**GIVEN TASK**
Only the lines from the top of the listing below to the line that has "from bokeh.resources import INLINE" should be echoed, with both ends kept and pictures left out.
* * * * * * *
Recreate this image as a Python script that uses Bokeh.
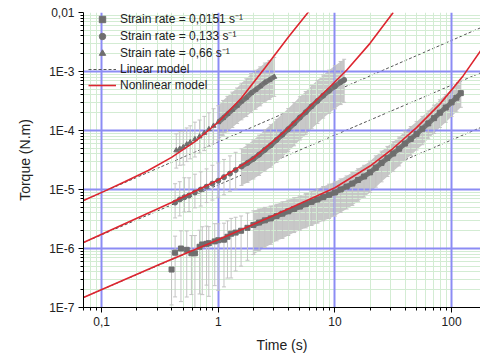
from bokeh.plotting import figure
from bokeh.models import (ColumnDataSource, Range1d, FixedTicker, CustomJSTickFormatter,
                          Whisker, TeeHead, Legend, LegendItem, Grid)
from bokeh.embed import file_html
from bokeh.resources import INLINE

# ---------------- data ----------------
# strain rate 0.0151 1/s (lowest curve, squares)
t_lo = [0.398, 0.427, 0.479, 0.537, 0.589, 0.631, 0.692, 0.73, 0.794, 0.83, 0.933, 1.0,
        1.12, 1.2, 1.29, 1.41, 1.57, 1.78, 2.0, 2.24, 2.51, 2.82, 3.16, 3.55, 3.98, 4.47,
        5.01, 5.62, 6.31, 7.08, 7.94, 8.91, 10.0, 11.2, 12.6, 14.1, 15.8, 17.8, 20.0, 22.4,
        25.1, 28.2, 31.6, 35.5, 39.8, 44.7, 50.1, 56.2, 63.1, 70.8, 79.4, 89.1, 100.0, 110.0, 120.0]
T_lo = [4.4e-7, 8.5e-7, 1.0e-6, 9.5e-7, 8.3e-7, 8.3e-7, 1.07e-6, 1.17e-6, 1.2e-6, 1.23e-6, 1.32e-6, 1.38e-6,
        1.41e-6, 1.58e-6, 1.78e-6, 1.86e-6, 2.0e-6, 2.24e-6, 2.5e-6, 2.75e-6, 3.0e-6, 3.24e-6, 3.55e-6, 3.9e-6,
        4.27e-6, 4.68e-6, 5.13e-6, 5.62e-6, 6.17e-6, 6.76e-6, 7.41e-6, 8.13e-6, 8.9e-6, 1.0e-5, 1.12e-5, 1.26e-5,
        1.45e-5, 1.66e-5, 1.95e-5, 2.34e-5, 2.82e-5, 3.39e-5, 4.07e-5, 4.9e-5, 6.0e-5, 7.2e-5, 8.7e-5, 1.07e-4,
        1.32e-4, 1.62e-4, 2.0e-4, 2.45e-4, 3.0e-4, 3.6e-4, 4.3e-4]
# error bar extent in decades (above / below the point)
up_lo = [0.30, 0.28, 0.30, 0.32, 0.30, 0.30, 0.28, 0.30, 0.30, 0.28, 0.30, 0.28,
         0.28, 0.27, 0.26, 0.26, 0.25, 0.25, 0.24, 0.23, 0.22, 0.21, 0.20, 0.20, 0.19, 0.19,
         0.18, 0.18, 0.18, 0.18, 0.18, 0.18, 0.18, 0.18, 0.18, 0.19, 0.19, 0.19, 0.19, 0.20,
         0.20, 0.20, 0.20, 0.20, 0.21, 0.21, 0.21, 0.21, 0.21, 0.22, 0.22, 0.22, 0.22, 0.22, 0.22]
dn_lo = [0.60, 0.75, 0.90, 0.80, 0.70, 0.95, 0.80, 0.85, 0.70, 0.90, 0.75, 0.85,
         0.80, 0.70, 0.75, 0.65, 0.60, 0.55, 0.50, 0.48, 0.46, 0.44, 0.42, 0.42, 0.41, 0.40,
         0.40, 0.40, 0.40, 0.40, 0.40, 0.40, 0.40, 0.39, 0.38, 0.37, 0.36, 0.35, 0.34, 0.33,
         0.32, 0.31, 0.30, 0.29, 0.28, 0.28, 0.27, 0.27, 0.26, 0.26, 0.25, 0.25, 0.24, 0.24, 0.24]

# strain rate 0.133 1/s (middle curve, circles)
t_mid = [0.427, 0.468, 0.513, 0.562, 0.631, 0.708, 0.794, 0.891, 1.0, 1.12, 1.26, 1.41, 1.58,
         1.78, 2.0, 2.24, 2.51, 2.82, 3.16, 3.55, 3.98, 4.47, 5.01, 5.62, 6.31, 7.08, 7.94,
         8.91, 10.0, 11.2, 12.0]
T_mid = [6.0e-6, 6.8e-6, 7.4e-6, 7.9e-6, 8.9e-6, 1.0e-5, 1.12e-5, 1.26e-5, 1.41e-5, 1.62e-5, 1.86e-5,
         2.14e-5, 2.45e-5, 2.82e-5, 3.3e-5, 3.9e-5, 4.7e-5, 5.6e-5, 6.9e-5, 8.5e-5, 1.05e-4, 1.32e-4,
         1.66e-4, 2.04e-4, 2.57e-4, 3.16e-4, 3.9e-4, 4.7e-4, 5.6e-4, 6.6e-4, 7.2e-4]
up_mid = [0.32, 0.30, 0.33, 0.30, 0.31, 0.30, 0.30, 0.31, 0.30, 0.30, 0.30, 0.30, 0.30,
          0.31, 0.32, 0.33, 0.34, 0.35, 0.35, 0.35, 0.35, 0.35, 0.35, 0.35, 0.35, 0.35, 0.35,
          0.35, 0.35, 0.35, 0.35]
dn_mid = [0.26, 0.28, 0.25, 0.27, 0.26, 0.28, 0.27, 0.28, 0.28, 0.30, 0.30, 0.32, 0.32,
          0.33, 0.34, 0.35, 0.36, 0.37, 0.38, 0.38, 0.38, 0.38, 0.38, 0.38, 0.38, 0.38, 0.38,
          0.38, 0.38, 0.38, 0.38]

# strain rate 0.66 1/s (top curve, triangles)
t_hi = [0.437, 0.468, 0.501, 0.537, 0.575, 0.631, 0.692, 0.759, 0.832, 0.912, 1.0, 1.10,
        1.20, 1.32, 1.45, 1.58, 1.74, 1.91, 2.09, 2.29, 2.51, 2.75, 3.02]
T_hi = [4.6e-5, 4.9e-5, 5.2e-5, 5.8e-5, 6.3e-5, 7.1e-5, 7.9e-5, 9.1e-5, 1.05e-4, 1.2e-4, 1.38e-4,
        1.62e-4, 1.9e-4, 2.24e-4, 2.63e-4, 3.1e-4, 3.6e-4, 4.3e-4, 4.9e-4, 5.6e-4, 6.5e-4, 7.2e-4, 8.1e-4]
up_hi = [0.28, 0.29, 0.27, 0.28, 0.28, 0.29, 0.28, 0.28, 0.28, 0.29, 0.28, 0.30,
         0.30, 0.30, 0.30, 0.31, 0.32, 0.33, 0.33, 0.33, 0.33, 0.33, 0.33]
dn_hi = [0.30, 0.28, 0.30, 0.29, 0.28, 0.30, 0.28, 0.30, 0.29, 0.30, 0.30, 0.30,
         0.30, 0.30, 0.30, 0.31, 0.32, 0.33, 0.33, 0.33, 0.33, 0.33, 0.33]

# nonlinear model curves (red)
tm_lo = [0.07, 0.316, 1.0, 3.16, 10.0, 20.0, 31.6, 50.1, 79.4, 126.0, 179.0]
Tm_lo = [1.48e-7, 5.4e-7, 1.41e-6, 3.8e-6, 1.07e-5, 2.5e-5, 5.0e-5, 1.12e-4, 2.8e-4, 8.5e-4, 2.3e-3]
tm_mid = [0.07, 0.158, 0.398, 1.0, 2.0, 3.68, 6.31, 12.6, 20.0, 31.6]
Tm_mid = [1.26e-6, 2.63e-6, 6.0e-6, 1.45e-5, 3.4e-5, 9.5e-5, 2.7e-4, 1.05e-3, 3.0e-3, 1.0e-2]
tm_hi = [0.07, 0.105, 0.158, 0.251, 0.398, 0.631, 1.0, 1.58, 2.51, 3.98, 6.0]
Tm_hi = [6.5e-6, 9.3e-6, 1.35e-5, 2.1e-5, 3.5e-5, 6.5e-5, 1.38e-4, 3.55e-4, 1.15e-3, 3.8e-3, 1.05e-2]

# linear model lines (dashed)
tl = [0.07, 177.0]
Tl_lo = [1.48e-7, 1.12e-4]
Tl_mid = [1.26e-6, 9.5e-4]
Tl_hi = [6.5e-6, 5.5e-3]

# index where the points become dense (drawn as a continuous band)
dense_lo, dense_mid, dense_hi = 18, 12, 10

labels = ["Strain rate = 0,0151 s\u207b\u00b9", "Strain rate = 0,133 s\u207b\u00b9",
          "Strain rate = 0,66 s\u207b\u00b9", "Linear model", "Nonlinear model"]

x_ticks = [0.1, 1, 10, 100]
x_tick_labels = ["0,1", "1", "10", "100"]
y_ticks = [1e-7, 1e-6, 1e-5, 1e-4, 1e-3, 1e-2]
y_tick_labels = ["1E-7", "1E-6", "1E-5", "1E-4", "1E-3", "0,01"]

# ---------------- figure ----------------
FONT = "Liberation Sans"
p = figure(width=480, height=356, x_axis_type="log", y_axis_type="log",
           x_range=Range1d(0.07, 177), y_range=Range1d(1e-7, 1e-2),
           output_backend="svg", toolbar_location=None,
           min_border_left=83, min_border_right=0, min_border_top=12, min_border_bottom=49)
p.outline_line_color = None
p.background_fill_color = "white"

minor_x = [m * 10.0 ** k for k in range(-2, 3) for m in range(2, 10)]
minor_y = [m * 10.0 ** k for k in range(-8, -1) for m in range(2, 10)]
xt = FixedTicker(ticks=x_ticks, minor_ticks=minor_x)
yt = FixedTicker(ticks=y_ticks, minor_ticks=minor_y)
p.xaxis.ticker = xt
p.yaxis.ticker = yt

fmt_code = """
const i = tvals.findIndex(v => Math.abs(Math.log10(v) - Math.log10(tick)) < 1e-6);
return i >= 0 ? tlabels[i] : "";
"""
p.xaxis.formatter = CustomJSTickFormatter(args=dict(tvals=x_ticks, tlabels=x_tick_labels), code=fmt_code)
p.yaxis.formatter = CustomJSTickFormatter(args=dict(tvals=y_ticks, tlabels=y_tick_labels), code=fmt_code)

# default grids: minor lines only
p.xgrid.ticker = xt
p.ygrid.ticker = yt
for g in (p.xgrid, p.ygrid):
    g.grid_line_color = None
    g.minor_grid_line_color = "#d3ecd3"
    g.minor_grid_line_width = 1
# major blue lines drawn after all minor lines
for dim, tk in ((0, xt), (1, yt)):
    gm = Grid(dimension=dim, ticker=tk, grid_line_color="#8c8cf4", grid_line_width=2,
              minor_grid_line_color=None)
    p.add_layout(gm)

for ax in (p.xaxis, p.yaxis):
    ax.axis_line_color = "black"
    ax.axis_line_width = 1
    ax.major_tick_line_color = "black"
    ax.minor_tick_line_color = "black"
    ax.major_tick_in = 0
    ax.major_tick_out = 5
    ax.minor_tick_in = 0
    ax.minor_tick_out = 3
    ax.major_label_text_font = FONT
    ax.major_label_text_font_size = "12px"
    ax.major_label_text_color = "#222222"
    ax.axis_label_text_font = FONT
    ax.axis_label_text_font_size = "14px"
    ax.axis_label_text_font_style = "normal"
    ax.axis_label_text_color = "#222222"
    ax.major_label_standoff = 4

p.xaxis.axis_label = "Time (s)"
p.yaxis.axis_label = "Torque (N.m)"
p.xaxis.axis_label_standoff = 8
p.yaxis.axis_label_standoff = 13

# dashed linear-model lines (behind the data)
dash_renderers = []
for Tl in (Tl_lo, Tl_mid, Tl_hi):
    r = p.line(tl, Tl, line_color="#555555", line_width=1, line_dash="3 2", level="underlay")
    dash_renderers.append(r)

# data with error bars
marker_renderers = []
for t, T, up, dn, k, mk in ((t_lo, T_lo, up_lo, dn_lo, dense_lo, "square"),
                            (t_mid, T_mid, up_mid, dn_mid, dense_mid, "circle"),
                            (t_hi, T_hi, up_hi, dn_hi, dense_hi, "triangle")):
    hi = [v * 10 ** u for v, u in zip(T, up)]
    lo = [v / 10 ** d for v, d in zip(T, dn)]
    src = ColumnDataSource(dict(t=t, T=T, hi=hi, lo=lo))
    band = ColumnDataSource(dict(t=t[k:], hi=hi[k:], lo=lo[k:], T=T[k:]))
    p.varea(x="t", y1="lo", y2="hi", source=band, fill_color="#c8c8c8", level="underlay")
    w = Whisker(source=src, base="t", upper="hi", lower="lo", dimension="height",
                line_color="#c4c4c4", line_width=1, level="underlay",
                upper_head=TeeHead(size=4, line_color="#c4c4c4", line_width=1),
                lower_head=TeeHead(size=4, line_color="#c4c4c4", line_width=1))
    p.add_layout(w)
    p.line(x="t", y="T", source=band, line_color="#777777", line_width=5)
    r = p.scatter(x="t", y="T", source=src, marker=mk, size=5,
                  fill_color="#6e6e6e", line_color="#6e6e6e")
    marker_renderers.append(r)

# nonlinear model (red)
red_renderers = []
for tm, Tm in ((tm_lo, Tm_lo), (tm_mid, Tm_mid), (tm_hi, Tm_hi)):
    r = p.line(tm, Tm, line_color="#dd2630", line_width=1.6)
    red_renderers.append(r)

items = [LegendItem(label=labels[0], renderers=[marker_renderers[0]]),
         LegendItem(label=labels[1], renderers=[marker_renderers[1]]),
         LegendItem(label=labels[2], renderers=[marker_renderers[2]]),
         LegendItem(label=labels[3], renderers=[dash_renderers[0]]),
         LegendItem(label=labels[4], renderers=[red_renderers[0]])]
leg = Legend(items=items, location=(5, 214), border_line_color=None,
             background_fill_alpha=0, padding=0, margin=0, spacing=0,
             label_height=16, glyph_height=16, glyph_width=28, label_standoff=4,
             label_text_font=FONT, label_text_font_size="12px", label_text_color="#222222")
p.add_layout(leg)

open("out.html", "w").write(file_html(p, INLINE))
* * * * * * *
**EXERCISE ANSWER**
Recreate this image as a Python script that uses Bokeh.
from bokeh.plotting import figure
from bokeh.models import (ColumnDataSource, Range1d, FixedTicker, CustomJSTickFormatter,
                          Whisker, TeeHead, Legend, LegendItem, Grid)
from bokeh.embed import file_html
from bokeh.resources import INLINE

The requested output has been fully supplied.